- _SUPPLIED MATERIAL_
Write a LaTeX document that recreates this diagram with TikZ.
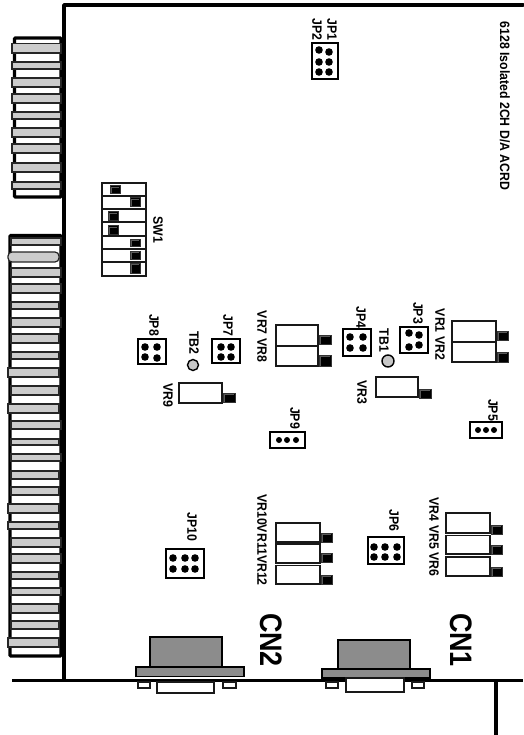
\documentclass[tikz,border=0pt]{standalone}
\usepackage{fontspec}
\setmainfont{Liberation Sans}
\tikzset{
  edge/.style={line width=3pt},
  finger/.style={draw=black!85,line width=1.2pt,fill=black!20},
  slot/.style={draw=black,line width=3.4pt,fill=white},
  pot/.style={draw=black!90,line width=1.4pt,fill=white},
  knob/.style={draw=black!80,line width=1pt,fill=black,path picture={
    \draw[black!65,line width=0.6pt] ([xshift=1.6pt,yshift=-0.5pt]path picture bounding box.south west) -- ([xshift=1.6pt,yshift=-1.6pt]path picture bounding box.north west) -- ([xshift=-1pt,yshift=-1.6pt]path picture bounding box.north east);}},
  jumper/.style={draw=black,line width=1.4pt,fill=white},
  pin/.style={fill=black},
  testpt/.style={draw=black,line width=1.4pt,fill=black!22},
  shell/.style={draw=black,line width=1.4pt,fill=black!45},
  lab/.style={rotate=-90,yscale=1.1,font=\bfseries\fontsize{12.3}{12}\selectfont,inner sep=0pt},
  biglab/.style={rotate=-90,yscale=1.15,font=\bfseries\fontsize{27}{27}\selectfont,inner sep=0pt}
}
\begin{document}
\begin{tikzpicture}[x=1pt,y=-1pt]
\useasboundingbox (0,0) rectangle (523,735);
% upper edge connector
\draw[slot,rounded corners=1pt] (61,38) -- (14.5,38) -- (14.5,197) -- (61,197) -- cycle;
\draw[finger] (12,43.5) rectangle (61,53);
\draw[finger] (12,62) rectangle (61,69);
\draw[finger] (12,78) rectangle (61,87);
\draw[finger] (12,94) rectangle (61,103);
\draw[finger] (12,112) rectangle (61,119);
\draw[finger] (12,128) rectangle (61,137);
\draw[finger] (12,144) rectangle (61,153);
\draw[finger] (12,163) rectangle (61,172);
\draw[finger] (12,182) rectangle (61,189);
% lower edge connector
\draw[slot,rounded corners=1pt] (61,235.5) -- (10,235.5) -- (10,656) -- (61,656) -- cycle;
\draw[finger] (11,238) rectangle (61,245);
\draw[finger,rounded corners=4pt] (8,252) rectangle (59,262);
\draw[finger] (11,268) rectangle (61,277);
\draw[finger] (11,284) rectangle (61,293);
\draw[finger] (11,302) rectangle (59,309);
\draw[finger] (11,318) rectangle (61,327);
\draw[finger] (11,334) rectangle (59,343);
\draw[finger] (11,352) rectangle (59,359);
\draw[finger] (8,368) rectangle (59,377);
\draw[finger] (11,386) rectangle (59,395);
\draw[finger] (8,404) rectangle (59,413);
\draw[finger] (11,421) rectangle (61,429);
\draw[finger] (11,439) rectangle (59,445);
\draw[finger] (11,454) rectangle (61,461);
\draw[finger] (11,471) rectangle (59,479);
\draw[finger] (11,487) rectangle (59,495);
\draw[finger] (8,504) rectangle (59,513);
\draw[finger] (8,522) rectangle (59,529);
\draw[finger] (11,538) rectangle (61,547);
\draw[finger] (11,554) rectangle (61,563);
\draw[finger] (11,572) rectangle (59,579);
\draw[finger] (11,588) rectangle (61,595);
\draw[finger] (11,604) rectangle (59,613);
\draw[finger] (11,621) rectangle (59,629);
\draw[finger] (8,638) rectangle (59,647);
% board outline
\draw[edge,line cap=round,line join=round,line width=3.6pt] (523,5) -- (64,5) -- (64,680);
% dip switch
\draw[pot] (102,183) rectangle (146,276);
\draw[pot] (102,196) -- (146,196);
\draw[pot] (102,209) -- (146,209);
\draw[pot] (102,222) -- (146,222);
\draw[pot] (102,236) -- (146,236);
\draw[pot] (102,249) -- (146,249);
\draw[pot] (102,262) -- (146,262);
\draw[knob] (110,185.5) rectangle (120,194);
\draw[knob] (130,198) rectangle (140,206.5);
\draw[knob] (108,211.5) rectangle (118,220);
\draw[knob] (108,225.5) rectangle (118,234);
\draw[knob] (130,239) rectangle (140,246);
\draw[knob] (130,251) rectangle (140,259);
\draw[knob] (130,263) rectangle (140,273);
\draw(158,230) node[lab] (swone) {SW1};
% jumpers
\draw[jumper] (312,43) rectangle (338,79);
\fill[pin] (319,50) circle (3.8);
\fill[pin] (329,52) circle (3.8);
\fill[pin] (319,62) circle (3.8);
\fill[pin] (329,62) circle (3.8);
\fill[pin] (319,72) circle (3.8);
\fill[pin] (329,72) circle (3.8);
\draw(332,29.5) node[lab] (jpone) {JP1};
\draw(317,29.5) node[lab] (jptwo) {JP2};
\draw[jumper] (400,327) rectangle (428,353);
\fill[pin] (409,333) circle (3.8);
\fill[pin] (419,335) circle (3.8);
\fill[pin] (409,347) circle (3.8);
\fill[pin] (419,345) circle (3.8);
\draw(418,313) node[lab] (jpthree) {JP3};
\draw[jumper] (343,329) rectangle (371,356);
\fill[pin] (350,337) circle (3.8);
\fill[pin] (363,337) circle (3.8);
\fill[pin] (350,348) circle (3.8);
\fill[pin] (363,348) circle (3.8);
\draw(361,317.5) node[lab] (jpfour) {JP4};
\draw[jumper] (212,339) rectangle (240,363);
\fill[pin] (221,347) circle (3.8);
\fill[pin] (231,347) circle (3.8);
\fill[pin] (221,357) circle (3.8);
\fill[pin] (231,357) circle (3.8);
\draw(228,325.5) node[lab] (jpseven) {JP7};
\draw[jumper] (138,339) rectangle (166,364);
\fill[pin] (145,347) circle (3.8);
\fill[pin] (157,347) circle (3.8);
\fill[pin] (145,357) circle (3.8);
\fill[pin] (157,358) circle (3.8);
\draw(154,325) node[lab] (jpeight) {JP8};
\draw[jumper] (470,422) rectangle (502,438);
\fill[pin] (478,430) circle (3);
\fill[pin] (486,430) circle (3);
\fill[pin] (494,430) circle (3);
\draw(493,410) node[lab] (jpfive) {JP5};
\draw[jumper] (270,432) rectangle (305,448);
\fill[pin] (279,440) circle (3);
\fill[pin] (287,440) circle (3);
\fill[pin] (296,440) circle (3);
\draw(295,418) node[lab] (jpnine) {JP9};
\draw[jumper] (368,537) rectangle (404,564);
\fill[pin] (374,547) circle (3.8);
\fill[pin] (385,547) circle (3.8);
\fill[pin] (397,547) circle (3.8);
\fill[pin] (374,557) circle (3.8);
\fill[pin] (385,557) circle (3.8);
\fill[pin] (397,557) circle (3.8);
\draw(394,520.5) node[lab] (jpsix) {JP6};
\draw[jumper] (166,549) rectangle (204,578);
\fill[pin] (173,558) circle (3.8);
\fill[pin] (185,558) circle (3.8);
\fill[pin] (195,558) circle (3.8);
\fill[pin] (173,569) circle (3.8);
\fill[pin] (185,569) circle (3.8);
\fill[pin] (195,569) circle (3.8);
\draw(192,527) node[lab] (jpten) {JP10};
% test points
\draw[testpt] (388,361) circle (6);
\draw(384,340.5) node[lab] (tbone) {TB1};
\draw[testpt] (193,365) circle (5.5);
\draw(194,343) node[lab] (tbtwo) {TB2};
% trimmers
\draw[pot] (452,321) rectangle (496,342);
\draw[pot] (452,342) rectangle (496,362);
\draw[knob] (497,331) rectangle (508,340);
\draw[knob] (497,352) rectangle (508,362);
\draw(440,334.5) node[lab] (vrtop) {VR1 VR2};
\draw[pot] (376,377) rectangle (418,397);
\draw[knob] (419,389) rectangle (431,398);
\draw(362,392) node[lab] (vrthree) {VR3};
\draw[pot] (276,325) rectangle (318,346);
\draw[pot] (276,346) rectangle (318,366);
\draw[knob] (319,335) rectangle (331,344);
\draw[knob] (319,355) rectangle (331,366);
\draw(262,336.5) node[lab] (vrmid) {VR7 VR8};
\draw[pot] (179,383) rectangle (222,403);
\draw[knob] (223,393) rectangle (235,402);
\draw(168,395) node[lab] (vrnine) {VR9};
\draw[pot] (446,513) rectangle (490,533);
\draw[pot] (446,535.5) rectangle (490,554);
\draw[pot] (446,557) rectangle (490,576);
\draw[knob] (491,525) rectangle (502,534);
\draw[knob] (491,545) rectangle (502,554);
\draw[knob] (491,567) rectangle (502,576);
\draw(434,537) node[lab] (vrlow) {VR4 VR5 VR6};
\draw[pot] (276,523) rectangle (320,542);
\draw[pot] (276,544) rectangle (320,563);
\draw[pot] (276,565.5) rectangle (320,584);
\draw[knob] (321,533) rectangle (332,542);
\draw[knob] (321,553) rectangle (332,562);
\draw[knob] (321,575) rectangle (332,584);
\draw(262,540) node[lab] (vrbot) {VR10VR11VR12};
% title
\draw(505,106) node[lab] (title) {6128 Isolated 2CH D/A ACRD};
% D connectors
\draw[shell] (150,637) rectangle (222,667);
\draw[shell] (136,667) rectangle (244,676.5);
\draw[shell] (338,640) rectangle (410,669);
\draw[shell] (322,669) rectangle (430,678);
\draw[edge] (12,680) -- (523,680);
\draw[edge,line width=3.6pt] (496,680) -- (496,735);
\draw[pot] (138,682) rectangle (150,688);
\draw[pot] (223,682) rectangle (236,688);
\draw[pot] (157,682) rectangle (214,693);
\draw[pot] (326,682) rectangle (338,688);
\draw[pot] (412,682) rectangle (424,688);
\draw[pot] (346,678) rectangle (404,692);
\draw(271.5,640) node[biglab] (cntwo) {CN2};
\draw(461.5,640) node[biglab] (cnone) {CN1};
\end{tikzpicture}
\end{document}
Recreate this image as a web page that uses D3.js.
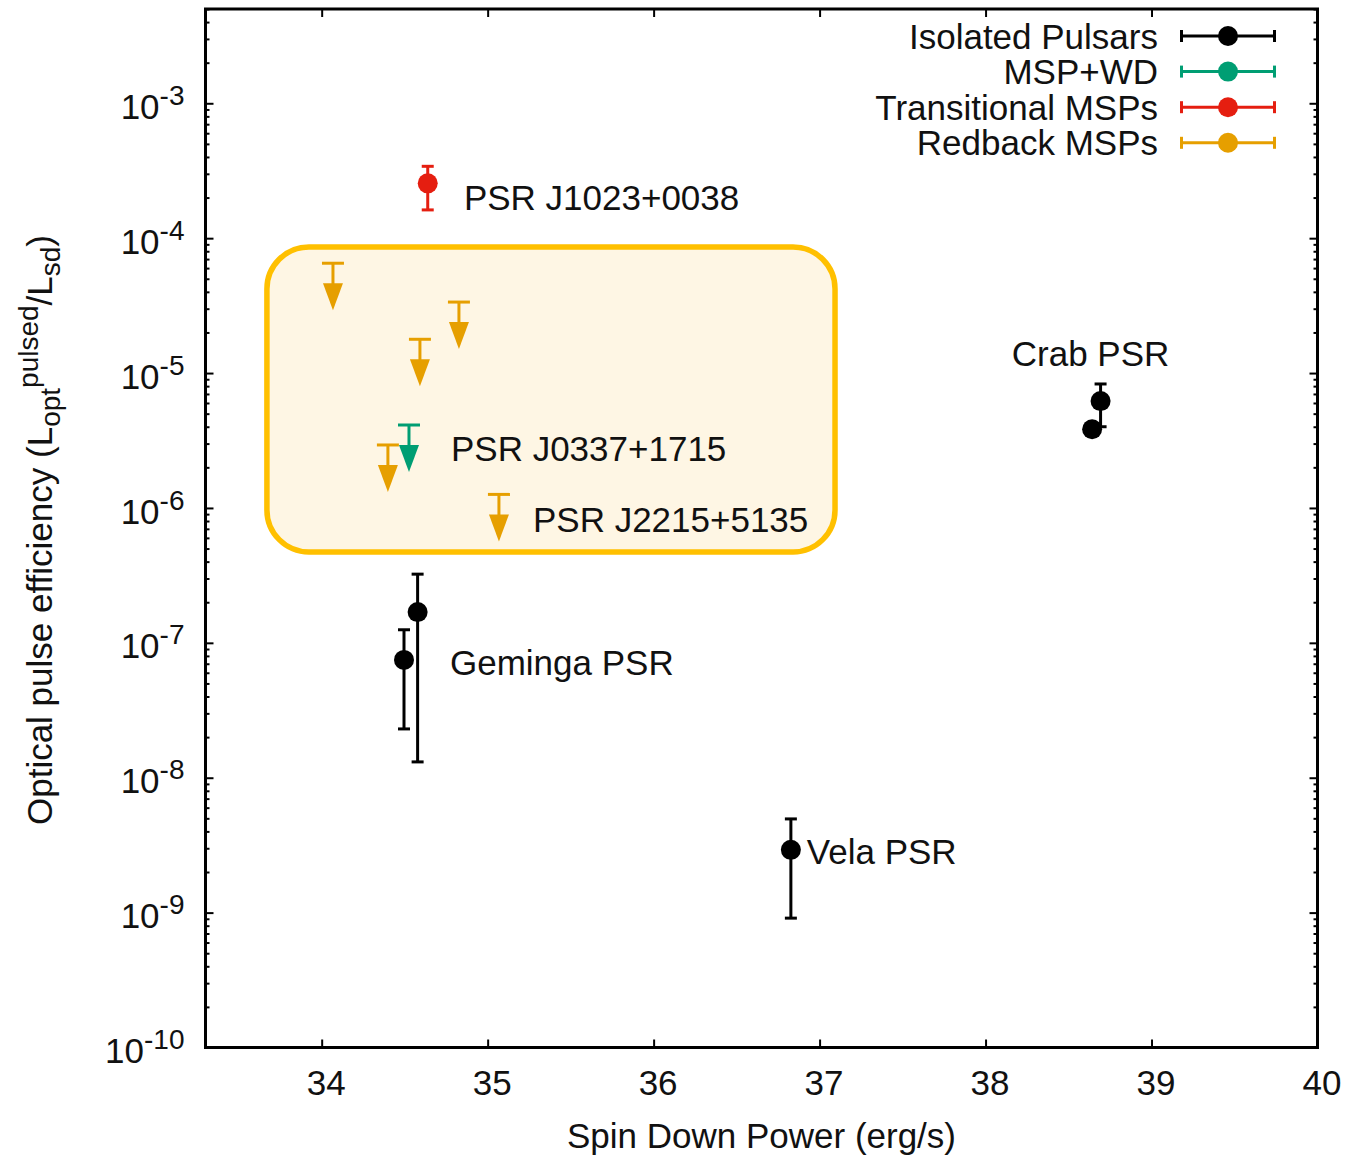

- _TASK BRIEF_
Take each line containing the string "that" and copy it out.

- _WRITTEN ANSWER_
Write a LaTeX document that recreates this diagram with TikZ.
Recreate this image as a web page that uses D3.js.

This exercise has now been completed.